Oh no Pocic pic.twitter.com/RNepJJldUr— Ben Baldwin (@guga31bb) November 8, 2017
And again, same concept.
Another failed 3rd down- here blitz catches Seattle completely off guard pic.twitter.com/WvgX3xcRnv— Ben Baldwin (@guga31bb) November 7, 2017
There is a limited amount the offensive line can do about it when a defense schemes such as Washington does in these examples, especially when the back basically sprints out into the pass pattern as Rawls does in the next to last example. (In the last example, Rawls does go to chip the end, but the end is dropping into pass coverage, which is what allows the linebacker to come completely untouched through the line.) At that point it becomes less a matter of whether there will be pressure, and more a matter of where the pressure will come from. Now, for the most part, the line is doing its job when it comes to providing a pocket for Russell, especially since Ethan Pocic was installed at left guard full time in advance of the week 8 matchup against Houston.

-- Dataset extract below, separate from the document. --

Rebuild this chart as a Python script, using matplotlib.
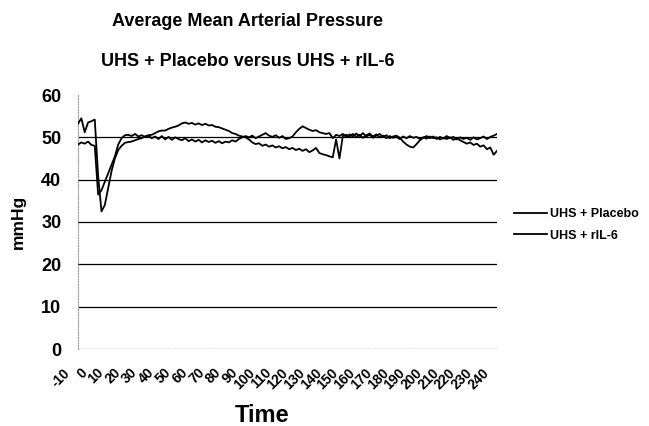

One item PFF Signature Stats evaluate is the amount of pressure that comes from the offensive line failing, and what portion of pressure comes from other areas. For example, according to PFF in week 10 against the Cardinals, Wilson found himself under pressure on 40% of his 40 dropbacks, for a total of 16 pressures. However, of those 16 pressures, only 8 were attributed to the offensive line according to PFF (Brown and Matt Tobin with 1 pressure allowed each, while Pocic, Aboushi and Ifedi each allowed 2. Britt did not allow a pressure). The remaining eight pressures were attributed elsewhere - whether that be to a tight end, a running back or elsewhere. Over the past three games (Houston, Washington and Arizona) PFF attributes less than two thirds of the pressure Wilson has faced to the offensive line. Now, that is not saying the line does not need improvement, but it does show that the problem with the pressure Wilson routinely faces is not all coming as a result of the play of the offensive line.

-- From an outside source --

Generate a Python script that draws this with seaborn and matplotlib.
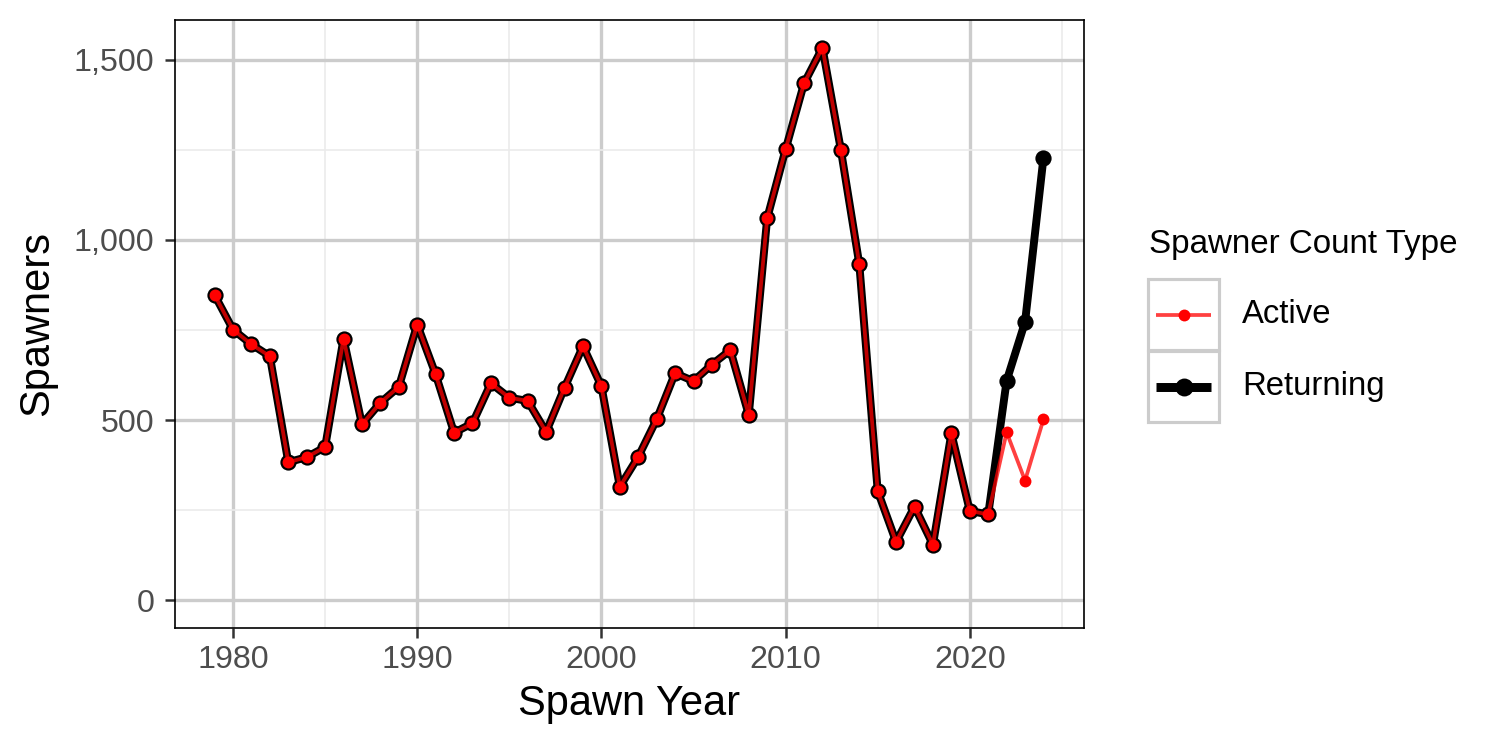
import matplotlib
matplotlib.use("Agg")
import matplotlib.pyplot as plt
from matplotlib.patches import Rectangle
from matplotlib.lines import Line2D
from matplotlib.ticker import FuncFormatter, MultipleLocator
import seaborn as sns
import pandas as pd

# data
years = list(range(1979, 2025))
returning = [847, 751, 710, 677, 383, 397, 425, 726, 488, 548,
             592, 765, 627, 465, 491, 602, 562, 553, 467, 590,
             705, 594, 315, 398, 502, 630, 608, 654, 694, 514,
             1060, 1251, 1434, 1533, 1250, 933, 303, 162, 260, 154,
             463, 248, 238, 609, 772, 1228]
active = returning[:43] + [466, 332, 502]

df = pd.DataFrame({
    'Spawn Year': years * 2,
    'Spawners': returning + active,
    'Type': ['Returning'] * len(years) + ['Active'] * len(years),
})

sns.set_theme(style='white')
plt.rcParams['font.family'] = ['Liberation Sans', 'DejaVu Sans']

W, H = 1500, 750
fig = plt.figure(figsize=(10, 5), dpi=150)
ax = fig.add_axes([175 / W, 122 / H, 909 / W, 608 / H])

red = '#FF0000'
blk_lw, blk_ms = 3.8, 7.8
red_lw, red_ms = 1.8, 5.7

# returning: thick black
sns.lineplot(data=df[df['Type'] == 'Returning'], x='Spawn Year', y='Spawners',
             color='black', linewidth=blk_lw, marker='o', markersize=blk_ms,
             markeredgewidth=0, estimator=None, ax=ax, zorder=3)
# active: thin red on top
sns.lineplot(data=df[df['Type'] == 'Active'], x='Spawn Year', y='Spawners',
             color=red, alpha=0.75, linewidth=red_lw, marker=None,
             estimator=None, ax=ax, zorder=4)
sns.scatterplot(data=df[df['Type'] == 'Active'], x='Spawn Year', y='Spawners',
                color=red, s=red_ms ** 2, linewidth=0, ax=ax, zorder=5)

ax.set_xlim(1976.85, 2026.2)
ax.set_ylim(-77, 1610)
ax.xaxis.set_major_locator(MultipleLocator(10))
ax.xaxis.set_minor_locator(MultipleLocator(5))
ax.yaxis.set_major_locator(MultipleLocator(500))
ax.yaxis.set_minor_locator(MultipleLocator(250))
ax.yaxis.set_major_formatter(FuncFormatter(lambda v, p: f'{int(v):,}'))

ax.grid(which='major', color='#CCCCCC', linewidth=1.6)
ax.grid(which='minor', color='#EBEBEB', linewidth=0.8)
ax.set_axisbelow(True)
for s in ax.spines.values():
    s.set_color('black')
    s.set_linewidth(0.8)

ax.tick_params(which='major', direction='out', length=5, width=1.2,
               color='#333333', labelcolor='#4D4D4D', labelsize=15.5,
               bottom=True, left=True)
ax.tick_params(axis='x', which='major', pad=3)
ax.tick_params(axis='y', which='major', pad=5)
ax.tick_params(which='minor', length=0)
ax.set_xlabel('')
ax.set_ylabel('')


def fx(px):
    return px / W


def fy(py):
    return 1 - py / H


fig.text(fx(629.5), fy(704), 'Spawn Year', fontsize=20, ha='center',
         va='center', color='black')
fig.text(fx(37.5), fy(324), 'Spawners', fontsize=20, ha='center',
         va='center', rotation=90, color='black')

# legend drawn by hand to get ggplot-style key boxes
fig.text(fx(1149), fy(245), 'Spawner Count Type', fontsize=15.9,
         va='center', ha='left', color='black')
keys = [('Active', red, red_lw, 0.75, red_ms),
        ('Returning', 'black', 4.3, 1.0, 8.6)]
for i, (lab, col, lw, al, ms) in enumerate(keys):
    top = 279 + i * 72
    fig.add_artist(Rectangle((fx(1148), fy(top + 71)), 71 / W, 71 / H,
                             transform=fig.transFigure, facecolor='white',
                             edgecolor='#CCCCCC', linewidth=1.5))
    cy = fy(top + 36)
    fig.add_artist(Line2D([fx(1156), fx(1211)], [cy, cy], color=col,
                          linewidth=lw, alpha=al, solid_capstyle='butt',
                          transform=fig.transFigure))
    fig.add_artist(Line2D([fx(1183.5)], [cy], color=col, marker='o',
                          markersize=ms, markeredgewidth=0,
                          transform=fig.transFigure))
    fig.text(fx(1242), cy, lab, fontsize=15.8, va='center', ha='left',
             color='black')

fig.savefig('out.png', dpi=150)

Coming back to the defensive alignment Washington showed when the Hawks would go five wide out of the shotgun, it becomes readily apparent how defenses are scheming to create pressure against Seattle this season. Here is the picture once again so that scrolling back up for reference is not required.
Using this alignment the defense achieves multiple objectives, including
- Minimizing the influence of the best blocker on the line (Britt),
- Creating isolation matchups for the four weaker members of the line (all but Britt),
- Creating unobstructed blitz lanes for the LBs in either G/T gap,
- Creating 2 on 1 situation in center gap for Britt should Washington desire (as was seen on the first Wilson interception)

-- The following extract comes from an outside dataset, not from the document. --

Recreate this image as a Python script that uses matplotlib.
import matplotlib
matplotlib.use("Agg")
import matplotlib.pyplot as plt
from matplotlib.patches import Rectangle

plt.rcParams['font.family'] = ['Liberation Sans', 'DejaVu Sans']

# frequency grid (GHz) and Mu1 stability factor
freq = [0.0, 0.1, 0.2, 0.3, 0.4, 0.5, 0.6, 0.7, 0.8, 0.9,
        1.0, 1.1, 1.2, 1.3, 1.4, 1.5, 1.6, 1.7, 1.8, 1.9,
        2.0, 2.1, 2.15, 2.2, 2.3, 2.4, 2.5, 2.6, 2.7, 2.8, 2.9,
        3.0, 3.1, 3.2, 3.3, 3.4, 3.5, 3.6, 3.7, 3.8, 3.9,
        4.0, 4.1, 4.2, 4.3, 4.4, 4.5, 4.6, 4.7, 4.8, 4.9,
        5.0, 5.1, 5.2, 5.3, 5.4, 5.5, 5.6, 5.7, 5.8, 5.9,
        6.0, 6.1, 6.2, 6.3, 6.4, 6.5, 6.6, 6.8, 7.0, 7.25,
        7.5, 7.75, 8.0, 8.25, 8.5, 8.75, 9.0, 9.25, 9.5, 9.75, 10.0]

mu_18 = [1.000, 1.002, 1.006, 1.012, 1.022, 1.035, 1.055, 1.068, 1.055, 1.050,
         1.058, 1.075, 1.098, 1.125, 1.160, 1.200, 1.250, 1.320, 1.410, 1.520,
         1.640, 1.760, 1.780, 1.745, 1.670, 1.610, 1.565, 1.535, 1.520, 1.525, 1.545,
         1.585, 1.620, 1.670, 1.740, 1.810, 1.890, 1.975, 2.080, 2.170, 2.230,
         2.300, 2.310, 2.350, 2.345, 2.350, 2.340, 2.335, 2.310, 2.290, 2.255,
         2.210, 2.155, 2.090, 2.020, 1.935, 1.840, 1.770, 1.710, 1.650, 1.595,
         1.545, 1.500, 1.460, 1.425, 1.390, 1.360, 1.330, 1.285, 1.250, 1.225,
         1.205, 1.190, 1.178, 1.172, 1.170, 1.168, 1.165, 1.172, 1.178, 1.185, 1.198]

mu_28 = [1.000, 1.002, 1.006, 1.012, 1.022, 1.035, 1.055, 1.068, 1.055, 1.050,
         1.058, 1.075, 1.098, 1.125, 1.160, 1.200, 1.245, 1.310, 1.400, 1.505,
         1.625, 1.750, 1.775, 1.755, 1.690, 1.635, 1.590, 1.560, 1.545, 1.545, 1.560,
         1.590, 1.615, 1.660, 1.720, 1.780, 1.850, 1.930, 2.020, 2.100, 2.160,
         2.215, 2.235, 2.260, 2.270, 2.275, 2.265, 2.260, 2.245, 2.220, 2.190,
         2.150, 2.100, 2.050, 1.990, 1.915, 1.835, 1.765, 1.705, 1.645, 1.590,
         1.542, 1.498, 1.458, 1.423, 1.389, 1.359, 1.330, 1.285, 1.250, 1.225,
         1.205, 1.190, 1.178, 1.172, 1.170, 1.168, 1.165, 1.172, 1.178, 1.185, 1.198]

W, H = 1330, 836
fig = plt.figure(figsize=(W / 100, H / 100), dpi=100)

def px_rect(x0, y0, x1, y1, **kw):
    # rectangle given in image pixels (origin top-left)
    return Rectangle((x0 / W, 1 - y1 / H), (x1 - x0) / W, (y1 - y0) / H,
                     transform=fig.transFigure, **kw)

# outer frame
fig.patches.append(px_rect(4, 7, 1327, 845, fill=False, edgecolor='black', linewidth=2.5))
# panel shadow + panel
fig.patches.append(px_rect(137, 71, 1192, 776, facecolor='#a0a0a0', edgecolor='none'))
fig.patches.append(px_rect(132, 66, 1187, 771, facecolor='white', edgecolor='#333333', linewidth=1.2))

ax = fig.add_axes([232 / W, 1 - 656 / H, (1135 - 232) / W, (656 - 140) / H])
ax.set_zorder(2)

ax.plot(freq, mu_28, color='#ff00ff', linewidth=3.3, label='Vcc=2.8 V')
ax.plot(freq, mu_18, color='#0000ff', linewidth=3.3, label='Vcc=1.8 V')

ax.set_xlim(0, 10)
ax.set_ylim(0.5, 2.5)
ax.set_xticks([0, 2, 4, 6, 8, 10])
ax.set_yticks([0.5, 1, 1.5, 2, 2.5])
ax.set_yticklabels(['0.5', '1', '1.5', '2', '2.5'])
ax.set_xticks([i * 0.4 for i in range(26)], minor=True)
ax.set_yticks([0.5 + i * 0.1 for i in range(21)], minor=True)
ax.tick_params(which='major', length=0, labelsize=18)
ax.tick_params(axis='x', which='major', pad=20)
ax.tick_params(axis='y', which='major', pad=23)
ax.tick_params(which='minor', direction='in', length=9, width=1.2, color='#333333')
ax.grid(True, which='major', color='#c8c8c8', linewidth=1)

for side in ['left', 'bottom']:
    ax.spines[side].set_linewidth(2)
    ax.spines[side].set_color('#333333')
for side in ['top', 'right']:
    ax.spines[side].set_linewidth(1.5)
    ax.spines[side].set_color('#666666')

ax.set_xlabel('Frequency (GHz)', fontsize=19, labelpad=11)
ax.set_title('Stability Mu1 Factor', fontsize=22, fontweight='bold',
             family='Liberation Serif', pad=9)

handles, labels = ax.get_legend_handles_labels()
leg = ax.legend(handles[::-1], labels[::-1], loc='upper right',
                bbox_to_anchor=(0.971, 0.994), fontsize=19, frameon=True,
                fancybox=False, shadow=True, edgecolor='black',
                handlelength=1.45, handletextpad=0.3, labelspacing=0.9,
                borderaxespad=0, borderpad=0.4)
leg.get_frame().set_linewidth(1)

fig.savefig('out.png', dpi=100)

And that’s not even an exhaustive list. In short, many of the offensive formations the Hawks have used this season have been minimal protection alignments that place the maximum amount of pressure on the offensive line. While the line has had struggles at times, it has also shown substantial improvement from the start of the season until today. Further, a good portion of the stress placed on the offensive line has come as a direct result of the offensive playcalling and scheming the team has used. I’m not going to posit why the team would utilize a system that would place as much stress as possible on the unit of the team that most pundits feel is the team’s weak link, so you can formulate your own hypotheses on that.
All I will say is that while there is, no doubt, a significant amount of work remaining for the offensive line to reach the level of performance the team desires, the progress is in the right direction. Now that simply needs to continue, as the line will need to be on its game when it faces off against Adrian Clayborn and the Atlanta Falcons defensive front hot off an eight sack performance against the Dallas Cowboys.